Some findings related to the project were published in “Reducing Auditory Nerve Excitability by Acute Antagonism of Ca2+-Permeable AMPA Receptors“, July 5, 2021 in Frontiers in Synaptic Neuroscience.
“LEAP funding allowed us to generate novel compounds to screen, and to show that the commercially available ‘tool’ compounds are metabolically stable and work when given systemically,” commented Rutherford. “LEAP also helped us gain attention from companies interested in collaboration for hearing loss and other indications because Ca2+-permeable AMPA receptors have been implicated in several CNS disorders including stroke, epilepsy, and drug abuse among others.” Studies from other research on AMPA receptors has supported this implication, detailed in “Ca2+-permeable AMPA receptors and their auxiliary subunits in synaptic plasticity and disease”, February 3, 2021 in The Journal of Physiology.

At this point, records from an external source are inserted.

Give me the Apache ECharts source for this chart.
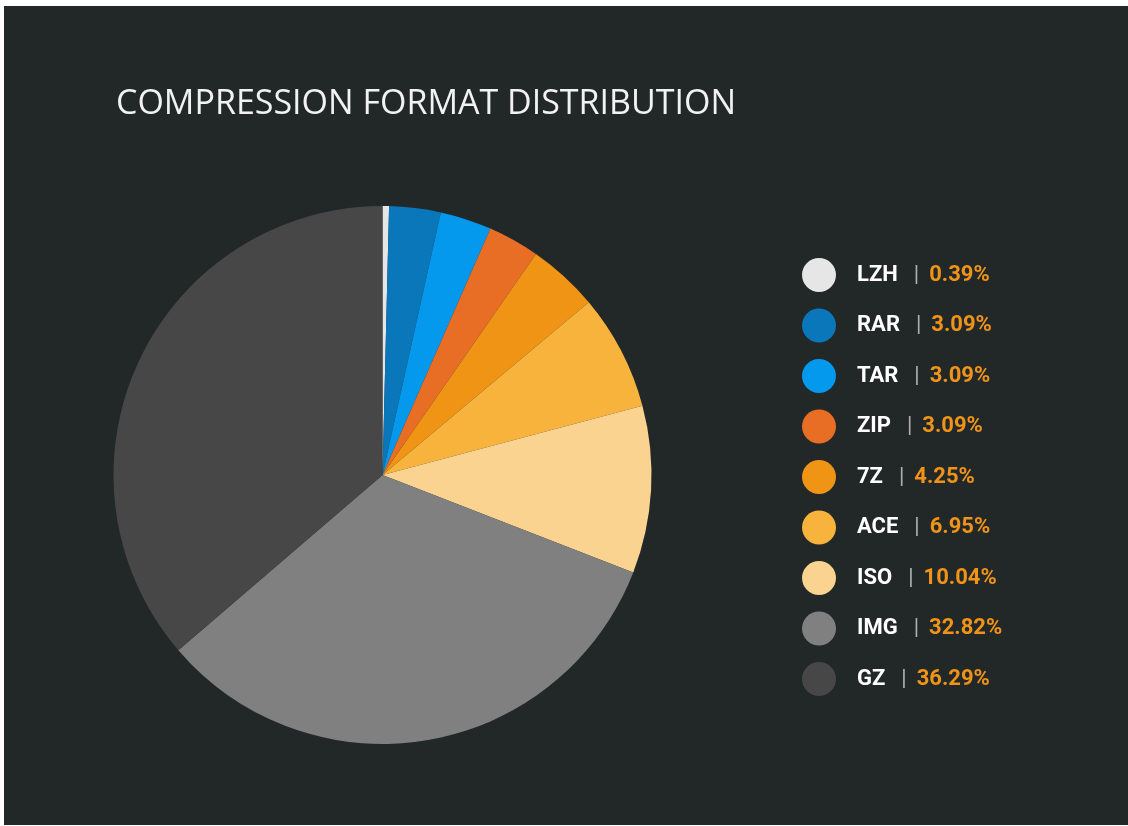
<!DOCTYPE html>
<html lang="en">
  <head>
    <meta charset="UTF-8" />
    <title>Compression Format Distribution</title>
    <style>
      html,
      body {
        margin: 0;
        padding: 0;
        background: #ffffff;
      }

      #main {
        position: absolute;
        left: 4px;
        top: 6px;
        width: 1124px;
        height: 819px;
        background: #222728;
      }
    </style>
  </head>

  <body>
    <div id="main"></div>

    <script src="https://cdn.jsdelivr.net/npm/echarts@6/dist/echarts.min.js"></script>
    <script>
      var formats = ["LZH", "RAR", "TAR", "ZIP", "7Z", "ACE", "ISO", "IMG", "GZ"];
      var shares = [0.39, 3.09, 3.09, 3.09, 4.25, 6.95, 10.04, 32.82, 36.29];
      var colors = [
        "#e6e6e6",
        "#0a77ba",
        "#0499ec",
        "#e96e25",
        "#ef9414",
        "#f8b33d",
        "#f9d38f",
        "#808080",
        "#474747"
      ];

      var chart = echarts.init(document.getElementById("main"));

      chart.setOption({
        backgroundColor: "#222728",
        color: colors,
        title: {
          text: "COMPRESSION FORMAT DISTRIBUTION",
          left: 107,
          top: 76,
          textStyle: {
            color: "#f2f2f2",
            fontFamily: "Open Sans",
            fontWeight: "normal",
            fontSize: 34
          }
        },
        legend: {
          orient: "vertical",
          left: 793,
          top: 247,
          icon: "circle",
          itemWidth: 34,
          itemHeight: 34,
          itemGap: 16.5,
          selectedMode: false,
          itemStyle: { borderWidth: 0 },
          formatter: function(name) {
            var v = shares[formats.indexOf(name)];
            return "{n|" + name + "}{s||}{p|" + v.toFixed(2) + "%}";
          },
          textStyle: {
            rich: {
              n: {
                color: "#ffffff",
                fontFamily: "Roboto",
                fontWeight: "bold",
                fontSize: 22,
                padding: [0, 0, 0, 16]
              },
              s: {
                color: "#b0b0b0",
                fontFamily: "Roboto",
                fontSize: 22,
                padding: [0, 10, 0, 16]
              },
              p: {
                color: "#ef9419",
                fontFamily: "Roboto",
                fontWeight: "bold",
                fontSize: 22
              }
            }
          }
        },
        series: [
          {
            type: "pie",
            center: [378.5, 469],
            radius: [0, 269],
            startAngle: 90,
            clockwise: true,
            label: { show: false },
            labelLine: { show: false },
            emphasis: { disabled: true },
            itemStyle: { borderWidth: 0 },
            data: formats.map(function(f, i) {
              return { name: f, value: shares[i] };
            })
          }
        ]
      });
    </script>
  </body>
</html>
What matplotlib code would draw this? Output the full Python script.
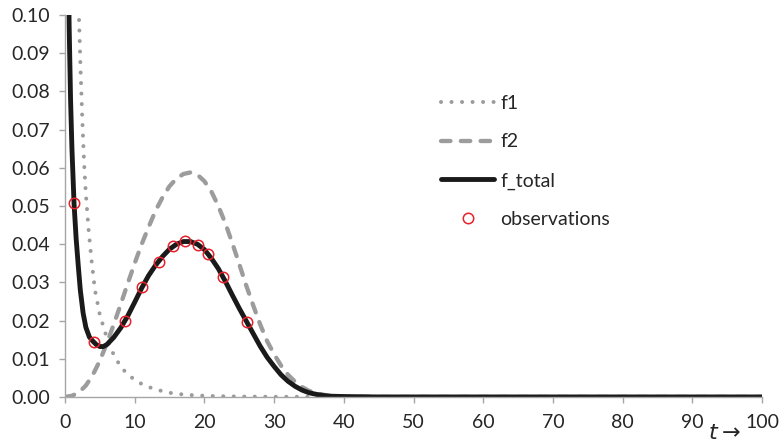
import matplotlib
matplotlib.use("Agg")
import matplotlib.pyplot as plt
from matplotlib.ticker import FormatStrFormatter

plt.rcParams['font.family'] = ['Lato', 'DejaVu Sans']

# f1 (fast decaying component)
t_f1 = [0.4, 0.6, 0.8, 1.0, 1.25, 1.5, 1.75, 2.0, 2.25, 2.5, 2.75, 3.0, 3.4,
        3.8, 4.3, 5.0, 6.0, 7.0, 8.0, 9.0, 10, 11, 12, 13, 14, 15, 16, 18,
        20, 22, 25, 30, 35, 40, 50, 60, 70, 80, 90, 100]
f1 = [0.40, 0.30, 0.245, 0.200, 0.168, 0.140, 0.118, 0.100, 0.085, 0.072,
      0.061, 0.053, 0.0435, 0.036, 0.028, 0.0215, 0.0155, 0.0110, 0.0079,
      0.0059, 0.0045, 0.0034, 0.0026, 0.0020, 0.0015, 0.0011, 0.0008,
      0.0005, 0.0003, 0.0002, 0.0001, 0.00004, 0.00002, 0, 0, 0, 0, 0, 0, 0]

# f2 (bell shaped component)
t_f2 = [0, 1, 2, 3, 4, 5, 6, 7, 8, 9, 10, 11, 12, 13, 14, 15, 16, 17, 18,
        19, 20, 21, 22, 23, 24, 25, 26, 27, 28, 29, 30, 31, 32, 33, 34, 35,
        36, 37, 38, 40, 45, 50, 60, 70, 80, 90, 100]
f2 = [0.0, 0.0003, 0.0012, 0.0030, 0.0058, 0.0095, 0.0140, 0.0190, 0.0243,
      0.0297, 0.0350, 0.0400, 0.0445, 0.0488, 0.0523, 0.0552, 0.0572,
      0.0584, 0.0588, 0.0582, 0.0565, 0.0538, 0.0500, 0.0455, 0.0403,
      0.0348, 0.0292, 0.0240, 0.0190, 0.0146, 0.0112, 0.0082, 0.0058,
      0.0040, 0.0026, 0.0016, 0.0010, 0.0006, 0.0003, 0.0001, 0, 0, 0, 0,
      0, 0, 0]

# f_total
t_tot = [0.3, 0.45, 0.6, 0.8, 1.0, 1.3, 1.6, 1.9, 2.2, 2.6, 3.0, 3.5, 4.0,
         4.5, 5.0, 5.5, 6, 7, 8, 9, 10, 11, 12, 13, 14, 15, 16, 17, 18, 19,
         20, 21, 22, 23, 24, 25, 26, 27, 28, 29, 30, 31, 32, 33, 34, 35, 36,
         37, 38, 40, 45, 50, 60, 70, 80, 90, 100]
f_total = [0.160, 0.118, 0.097, 0.078, 0.065, 0.0507, 0.0415, 0.0345,
           0.0280, 0.0220, 0.0182, 0.0157, 0.0146, 0.0137, 0.0132, 0.0132,
           0.0137, 0.0156, 0.0181, 0.0212, 0.0248, 0.0285, 0.0318, 0.0345,
           0.0368, 0.0387, 0.0400, 0.0407, 0.0407, 0.0400, 0.0386, 0.0363,
           0.0336, 0.0303, 0.0267, 0.0232, 0.0199, 0.0166, 0.0133, 0.0104,
           0.0080, 0.0058, 0.0041, 0.0028, 0.0018, 0.0011, 0.0007, 0.0004,
           0.0002, 0.0001, 0, 0, 0, 0, 0, 0, 0]

# observations
t_obs = [1.3, 4.1, 8.6, 11.1, 13.5, 15.5, 17.2, 19.1, 20.5, 22.6, 26.1]
y_obs = [0.0507, 0.0145, 0.0198, 0.0287, 0.0354, 0.0395, 0.0408, 0.0399,
         0.0374, 0.0313, 0.0196]

x_ticks = [0, 10, 20, 30, 40, 50, 60, 70, 80, 90, 100]
y_ticks = [0.00, 0.01, 0.02, 0.03, 0.04, 0.05, 0.06, 0.07, 0.08, 0.09, 0.10]

gray = '#9C9C9C'
axis_gray = '#A6A6A6'
text_col = '#262626'

fig = plt.figure(figsize=(7.8, 4.45), dpi=100)
ax = fig.add_axes([0.0833, 0.108, 0.8937, 0.858])

ax.plot(t_f1, f1, color=gray, lw=2.9, linestyle=(0, (0.01, 2.6)),
        dash_capstyle='round', label='f1')
ax.plot(t_f2, f2, color=gray, lw=3.1, linestyle=(0, (2.2, 2.4)),
        dash_capstyle='round', label='f2')
ax.plot(t_tot, f_total, color='#1A1A1A', lw=3.5, solid_capstyle='round',
        label='f_total')
ax.plot(t_obs, y_obs, linestyle='none', marker='o', markersize=7.5,
        markerfacecolor='none', markeredgecolor='#E8202A',
        markeredgewidth=1.1, label='observations')

ax.set_xlim(0, 100)
ax.set_ylim(0, 0.10)
ax.set_xticks(x_ticks)
ax.set_yticks(y_ticks)
ax.yaxis.set_major_formatter(FormatStrFormatter('%.2f'))

for s in ['top', 'right']:
    ax.spines[s].set_visible(False)
for s in ['left', 'bottom']:
    ax.spines[s].set_color(axis_gray)
    ax.spines[s].set_linewidth(1.0)
ax.tick_params(axis='both', direction='out', length=4, width=1.0,
               color=axis_gray, labelsize=14, labelcolor=text_col)
ax.tick_params(axis='x', pad=8)
ax.tick_params(axis='y', pad=7)

leg = ax.legend(loc='upper left', bbox_to_anchor=(0.528, 0.812),
                frameon=False, fontsize=14, handlelength=2.75,
                handletextpad=0.3, labelspacing=1.12, borderaxespad=0)
for txt in leg.get_texts():
    txt.set_color(text_col)

fig.text(0.928, 0.028, r'$t\rightarrow$', fontsize=16, color=text_col,
         ha='center', va='center')

fig.savefig('out.png', dpi=100)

Communicating ICTS resources to fellow investigators
In addition to utilizing ICTS-supported funding, Rutherford takes an active interest in making the most of what the ICTS has to offer, and shares that information with his fellow member investigators. He has served in the past as part of the ICTS Liaison program, charged with sharing information about ICTS resources within his department.
Rutherford has also benefited from ICTS funding programs even when he wasn’t an awardee. “I applied for the Clinical and Translational Research Funding Program (CTRFP) a few years ago,” he recalled. “And although the project wasn’t funded, the CTRFP reviewers provided us with valuable and detailed feedback. You don’t get that kind of feedback with most funding programs. Those critiques improved our approach.”
In the future, Rutherford hopes to try again for the CTRFP and to utilize more Just-In-Time cores for further studies on their drug compounds as the team works toward translating their research into medications that treat noise-induced hearing loss and other pathologies by targeting specific subtypes of glutamate receptors.